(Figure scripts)
____________

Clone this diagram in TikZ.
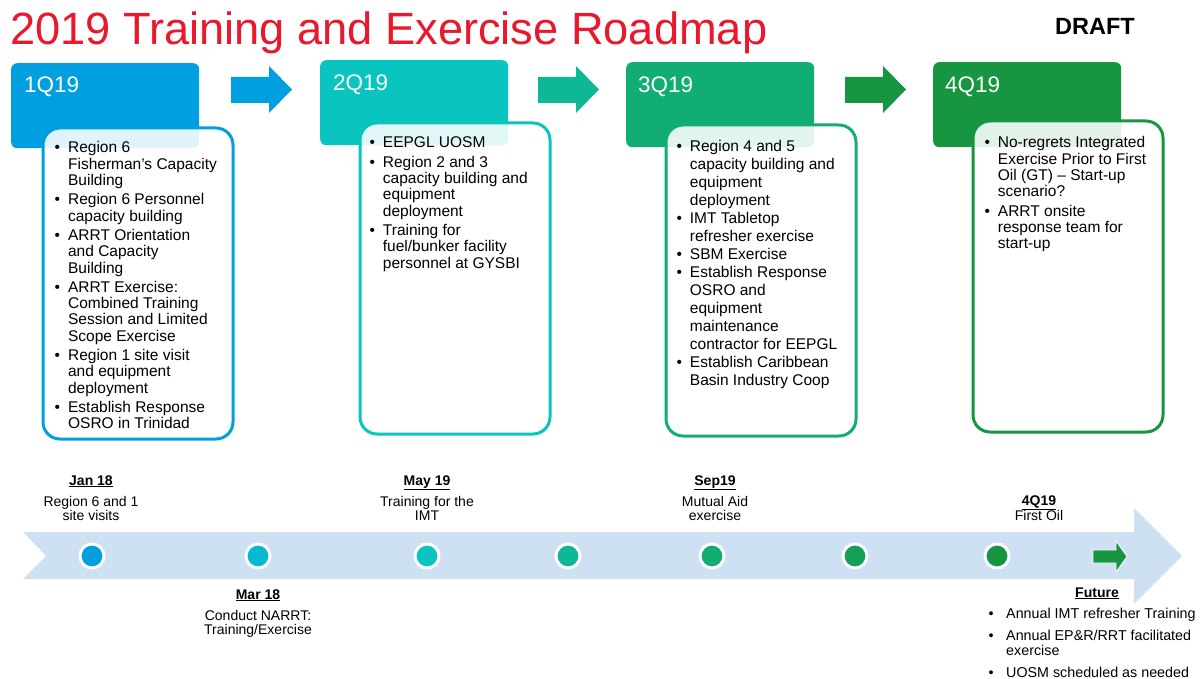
\documentclass[tikz,border=0pt]{standalone}
\usepackage{fontspec}
\setmainfont{Liberation Sans}
\usetikzlibrary{positioning}
\definecolor{roadred}{HTML}{E8192C}
\definecolor{q1}{HTML}{009FDF}
\definecolor{q12}{HTML}{04BAD2}
\definecolor{q2}{HTML}{0AC4BF}
\definecolor{q23}{HTML}{0EB896}
\definecolor{q3}{HTML}{12AD73}
\definecolor{q34}{HTML}{15A05A}
\definecolor{q4}{HTML}{179540}
\definecolor{band}{HTML}{CDE1F2}
\tikzstyle{qhead} = [rectangle, rounded corners=6pt, minimum width=188pt, minimum height=85pt, anchor=north west, inner sep=0pt]
\tikzstyle{qlabel} = [text=white, font={\fontsize{22.5}{27}\selectfont}, anchor=base west, inner sep=0pt]
\tikzstyle{qbox} = [rectangle, rounded corners=17pt, line width=3pt, fill=white, fill opacity=0.88, minimum width=190pt, minimum height=311pt, anchor=north west]
\tikzstyle{bullets} = [anchor=base west, inner sep=0pt, font={\fontsize{15.5}{16.3}\selectfont}]
\tikzstyle{milestone} = [circle, draw=white, line width=3pt, minimum size=24pt, inner sep=0pt]
\tikzstyle{datelbl} = [anchor=base, inner sep=0pt, font={\fontsize{14}{14}\selectfont}]

\begin{document}
\begin{tikzpicture}[x=1pt,y=-1pt]
  \useasboundingbox (0,0) rectangle (1204,679);
  \node[anchor=base west, text=roadred, inner sep=0pt, font={\fontsize{45.2}{54}\selectfont}] (title) at (10,45) {2019 Training and Exercise Roadmap};
  \node[anchor=base west, inner sep=0pt, font={\bfseries\fontsize{23.5}{28}\selectfont}] (draft) at (1055,35) {DRAFT};
  % quarter headers
  \node[qhead,fill=q1](h1) at (11,63){};
  \node[qhead,fill=q2](h2) at (320,60){};
  \node[qhead,fill=q3](h3) at (626,62){};
  \node[qhead,fill=q4](h4) at (933,62){};
  \node[qlabel](l1) at ([shift={(13,30)}]h1.north west){1Q19};
  \node[qlabel](l2) at ([shift={(13,31)}]h2.north west){2Q19};
  \node[qlabel](l3) at ([shift={(12,31)}]h3.north west){3Q19};
  \node[qlabel](l4) at ([shift={(12,31)}]h4.north west){4Q19};
  \foreach \x/\c in {231/q1,538/q23,845/q4}
    \fill[\c] (\x,77) -- ++(38,0) -- ++(0,-11) -- ++(23,23.5) -- ++(-23,23.5) -- ++(0,-10) -- ++(-38,0) -- cycle;
  % content boxes
  \node[qbox,draw=q1](b1) at (41.5,126.5){};
  \node[qbox,draw=q2](b2) at (358.5,121.5){};
  \node[qbox,draw=q3](b3) at (664.5,123.5){};
  \node[qbox,draw=q4](b4) at (971.5,119.5){};
  \node[bullets](t1) at (54.5,153){\begin{tabular}[t]{@{}l@{\hspace{8pt}}l@{}}
    \textbullet & Region 6\\ & Fisherman’s Capacity\\ & Building\\[3pt]
    \textbullet & Region 6 Personnel\\ & capacity building\\[3pt]
    \textbullet & ARRT Orientation\\ & and Capacity\\ & Building\\[3pt]
    \textbullet & ARRT Exercise:\\ & Combined Training\\ & Session and Limited\\ & Scope Exercise\\[3pt]
    \textbullet & Region 1 site visit\\ & and equipment\\ & deployment\\[3pt]
    \textbullet & Establish Response\\ & OSRO in Trinidad
  \end{tabular}};
  \node[bullets](t2) at (369.3,148){\begin{tabular}[t]{@{}l@{\hspace{8pt}}l@{}}
    \textbullet & EEPGL UOSM\\[3pt]
    \textbullet & Region 2 and 3\\ & capacity building and\\ & equipment\\ & deployment\\[3pt]
    \textbullet & Training for\\ & fuel/bunker facility\\ & personnel at GYSBI
  \end{tabular}};
  \node[bullets,font={\fontsize{15.5}{18}\selectfont}](t3) at (676.3,152){\begin{tabular}[t]{@{}l@{\hspace{8pt}}l@{}}
    \textbullet & Region 4 and 5\\ & capacity building and\\ & equipment\\ & deployment\\
    \textbullet & IMT Tabletop\\ & refresher exercise\\
    \textbullet & SBM Exercise\\
    \textbullet & Establish Response\\ & OSRO and\\ & equipment\\ & maintenance\\ & contractor for EEPGL\\
    \textbullet & Establish Caribbean\\ & Basin Industry Coop
  \end{tabular}};
  \node[bullets](t4) at (984.3,148){\begin{tabular}[t]{@{}l@{\hspace{8pt}}l@{}}
    \textbullet & No-regrets Integrated\\ & Exercise Prior to First\\ & Oil (GT) – Start-up\\ & scenario?\\[3pt]
    \textbullet & ARRT onsite\\ & response team for\\ & start-up
  \end{tabular}};
  % timeline
  \fill[band] (23,532) -- (1134,532) -- (1134,508) -- (1182,556) -- (1134,604) -- (1134,579) -- (23,579) -- (46,556) -- cycle;
  \foreach \x/\c [count=\i] in {92/q1,258/q12,427/q2,568/q23,712/q3,855/q34,997/q4}
    \node[milestone,fill=\c](m\i) at (\x,556){};
  \fill[q4,draw=white,line width=0.8pt] (1093,550) -- (1116,550) -- (1116,541) -- (1127,556.5) -- (1116,572) -- (1116,563) -- (1093,563) -- cycle;
  \node[datelbl](jan) at (91,485){\begin{tabular}[t]{@{}c@{}}\textbf{\underline{Jan 18}}\\[7pt]Region 6 and 1\\site visits\end{tabular}};
  \node[datelbl](mar) at (258,599){\begin{tabular}[t]{@{}c@{}}\textbf{\underline{Mar 18}}\\[7pt]Conduct NARRT:\\Training/Exercise\end{tabular}};
  \node[datelbl](may) at (427,485){\begin{tabular}[t]{@{}c@{}}\textbf{\underline{May 19}}\\[7pt]Training for the\\IMT\end{tabular}};
  \node[datelbl](sep) at (715,485){\begin{tabular}[t]{@{}c@{}}\textbf{\underline{Sep19}}\\[7pt]Mutual Aid\\exercise\end{tabular}};
  \node[datelbl](oil) at (1039,505){\begin{tabular}[t]{@{}c@{}}\textbf{\underline{4Q19}}\\[1pt]First Oil\end{tabular}};
  \node[datelbl](future) at (1097,597){\textbf{\underline{Future}}};
  \node[bullets,font={\fontsize{14.3}{15}\selectfont}](flist) at (988.5,618){\begin{tabular}[t]{@{}l@{\hspace{12.5pt}}l@{}}
    \textbullet & Annual IMT refresher Training\\[7pt]
    \textbullet & Annual EP\&R/RRT facilitated\\ & exercise\\[7pt]
    \textbullet & UOSM scheduled as needed
  \end{tabular}};
\end{tikzpicture}
\end{document}
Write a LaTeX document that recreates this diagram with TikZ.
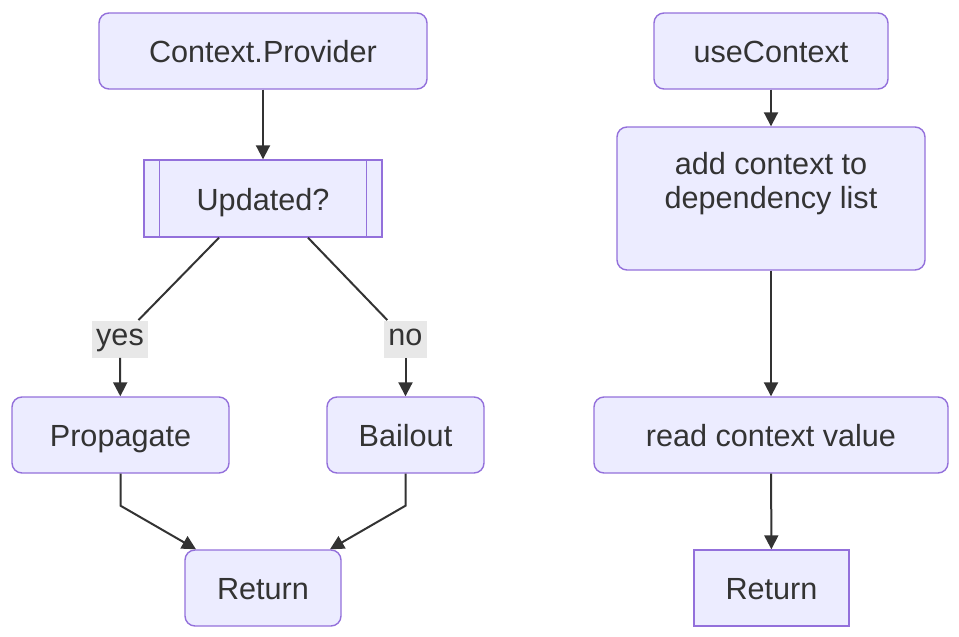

____________

- _What you should do_
Leave out the pictures and print every line of the data exactly.

- _Final result_
Clone this diagram in TikZ.
\documentclass[tikz,border=0pt]{standalone}
\usepackage{fontspec}
\setmainfont{Liberation Sans}
\usetikzlibrary{positioning}
\definecolor{roadred}{HTML}{E8192C}
\definecolor{q1}{HTML}{009FDF}
\definecolor{q12}{HTML}{04BAD2}
\definecolor{q2}{HTML}{0AC4BF}
\definecolor{q23}{HTML}{0EB896}
\definecolor{q3}{HTML}{12AD73}
\definecolor{q34}{HTML}{15A05A}
\definecolor{q4}{HTML}{179540}
\definecolor{band}{HTML}{CDE1F2}
\tikzstyle{qhead} = [rectangle, rounded corners=6pt, minimum width=188pt, minimum height=85pt, anchor=north west, inner sep=0pt]
\tikzstyle{qlabel} = [text=white, font={\fontsize{22.5}{27}\selectfont}, anchor=base west, inner sep=0pt]
\tikzstyle{qbox} = [rectangle, rounded corners=17pt, line width=3pt, fill=white, fill opacity=0.88, minimum width=190pt, minimum height=311pt, anchor=north west]
\tikzstyle{bullets} = [anchor=base west, inner sep=0pt, font={\fontsize{15.5}{16.3}\selectfont}]
\tikzstyle{milestone} = [circle, draw=white, line width=3pt, minimum size=24pt, inner sep=0pt]
\tikzstyle{datelbl} = [anchor=base, inner sep=0pt, font={\fontsize{14}{14}\selectfont}]

\begin{document}
\begin{tikzpicture}[x=1pt,y=-1pt]
  \useasboundingbox (0,0) rectangle (1204,679);
  \node[anchor=base west, text=roadred, inner sep=0pt, font={\fontsize{45.2}{54}\selectfont}] (title) at (10,45) {2019 Training and Exercise Roadmap};
  \node[anchor=base west, inner sep=0pt, font={\bfseries\fontsize{23.5}{28}\selectfont}] (draft) at (1055,35) {DRAFT};
  % quarter headers
  \node[qhead,fill=q1](h1) at (11,63){};
  \node[qhead,fill=q2](h2) at (320,60){};
  \node[qhead,fill=q3](h3) at (626,62){};
  \node[qhead,fill=q4](h4) at (933,62){};
  \node[qlabel](l1) at ([shift={(13,30)}]h1.north west){1Q19};
  \node[qlabel](l2) at ([shift={(13,31)}]h2.north west){2Q19};
  \node[qlabel](l3) at ([shift={(12,31)}]h3.north west){3Q19};
  \node[qlabel](l4) at ([shift={(12,31)}]h4.north west){4Q19};
  \foreach \x/\c in {231/q1,538/q23,845/q4}
    \fill[\c] (\x,77) -- ++(38,0) -- ++(0,-11) -- ++(23,23.5) -- ++(-23,23.5) -- ++(0,-10) -- ++(-38,0) -- cycle;
  % content boxes
  \node[qbox,draw=q1](b1) at (41.5,126.5){};
  \node[qbox,draw=q2](b2) at (358.5,121.5){};
  \node[qbox,draw=q3](b3) at (664.5,123.5){};
  \node[qbox,draw=q4](b4) at (971.5,119.5){};
  \node[bullets](t1) at (54.5,153){\begin{tabular}[t]{@{}l@{\hspace{8pt}}l@{}}
    \textbullet & Region 6\\ & Fisherman’s Capacity\\ & Building\\[3pt]
    \textbullet & Region 6 Personnel\\ & capacity building\\[3pt]
    \textbullet & ARRT Orientation\\ & and Capacity\\ & Building\\[3pt]
    \textbullet & ARRT Exercise:\\ & Combined Training\\ & Session and Limited\\ & Scope Exercise\\[3pt]
    \textbullet & Region 1 site visit\\ & and equipment\\ & deployment\\[3pt]
    \textbullet & Establish Response\\ & OSRO in Trinidad
  \end{tabular}};
  \node[bullets](t2) at (369.3,148){\begin{tabular}[t]{@{}l@{\hspace{8pt}}l@{}}
    \textbullet & EEPGL UOSM\\[3pt]
    \textbullet & Region 2 and 3\\ & capacity building and\\ & equipment\\ & deployment\\[3pt]
    \textbullet & Training for\\ & fuel/bunker facility\\ & personnel at GYSBI
  \end{tabular}};
  \node[bullets,font={\fontsize{15.5}{18}\selectfont}](t3) at (676.3,152){\begin{tabular}[t]{@{}l@{\hspace{8pt}}l@{}}
    \textbullet & Region 4 and 5\\ & capacity building and\\ & equipment\\ & deployment\\
    \textbullet & IMT Tabletop\\ & refresher exercise\\
    \textbullet & SBM Exercise\\
    \textbullet & Establish Response\\ & OSRO and\\ & equipment\\ & maintenance\\ & contractor for EEPGL\\
    \textbullet & Establish Caribbean\\ & Basin Industry Coop
  \end{tabular}};
  \node[bullets](t4) at (984.3,148){\begin{tabular}[t]{@{}l@{\hspace{8pt}}l@{}}
    \textbullet & No-regrets Integrated\\ & Exercise Prior to First\\ & Oil (GT) – Start-up\\ & scenario?\\[3pt]
    \textbullet & ARRT onsite\\ & response team for\\ & start-up
  \end{tabular}};
  % timeline
  \fill[band] (23,532) -- (1134,532) -- (1134,508) -- (1182,556) -- (1134,604) -- (1134,579) -- (23,579) -- (46,556) -- cycle;
  \foreach \x/\c [count=\i] in {92/q1,258/q12,427/q2,568/q23,712/q3,855/q34,997/q4}
    \node[milestone,fill=\c](m\i) at (\x,556){};
  \fill[q4,draw=white,line width=0.8pt] (1093,550) -- (1116,550) -- (1116,541) -- (1127,556.5) -- (1116,572) -- (1116,563) -- (1093,563) -- cycle;
  \node[datelbl](jan) at (91,485){\begin{tabular}[t]{@{}c@{}}\textbf{\underline{Jan 18}}\\[7pt]Region 6 and 1\\site visits\end{tabular}};
  \node[datelbl](mar) at (258,599){\begin{tabular}[t]{@{}c@{}}\textbf{\underline{Mar 18}}\\[7pt]Conduct NARRT:\\Training/Exercise\end{tabular}};
  \node[datelbl](may) at (427,485){\begin{tabular}[t]{@{}c@{}}\textbf{\underline{May 19}}\\[7pt]Training for the\\IMT\end{tabular}};
  \node[datelbl](sep) at (715,485){\begin{tabular}[t]{@{}c@{}}\textbf{\underline{Sep19}}\\[7pt]Mutual Aid\\exercise\end{tabular}};
  \node[datelbl](oil) at (1039,505){\begin{tabular}[t]{@{}c@{}}\textbf{\underline{4Q19}}\\[1pt]First Oil\end{tabular}};
  \node[datelbl](future) at (1097,597){\textbf{\underline{Future}}};
  \node[bullets,font={\fontsize{14.3}{15}\selectfont}](flist) at (988.5,618){\begin{tabular}[t]{@{}l@{\hspace{12.5pt}}l@{}}
    \textbullet & Annual IMT refresher Training\\[7pt]
    \textbullet & Annual EP\&R/RRT facilitated\\ & exercise\\[7pt]
    \textbullet & UOSM scheduled as needed
  \end{tabular}};
\end{tikzpicture}
\end{document}
Write a LaTeX document that recreates this diagram with TikZ.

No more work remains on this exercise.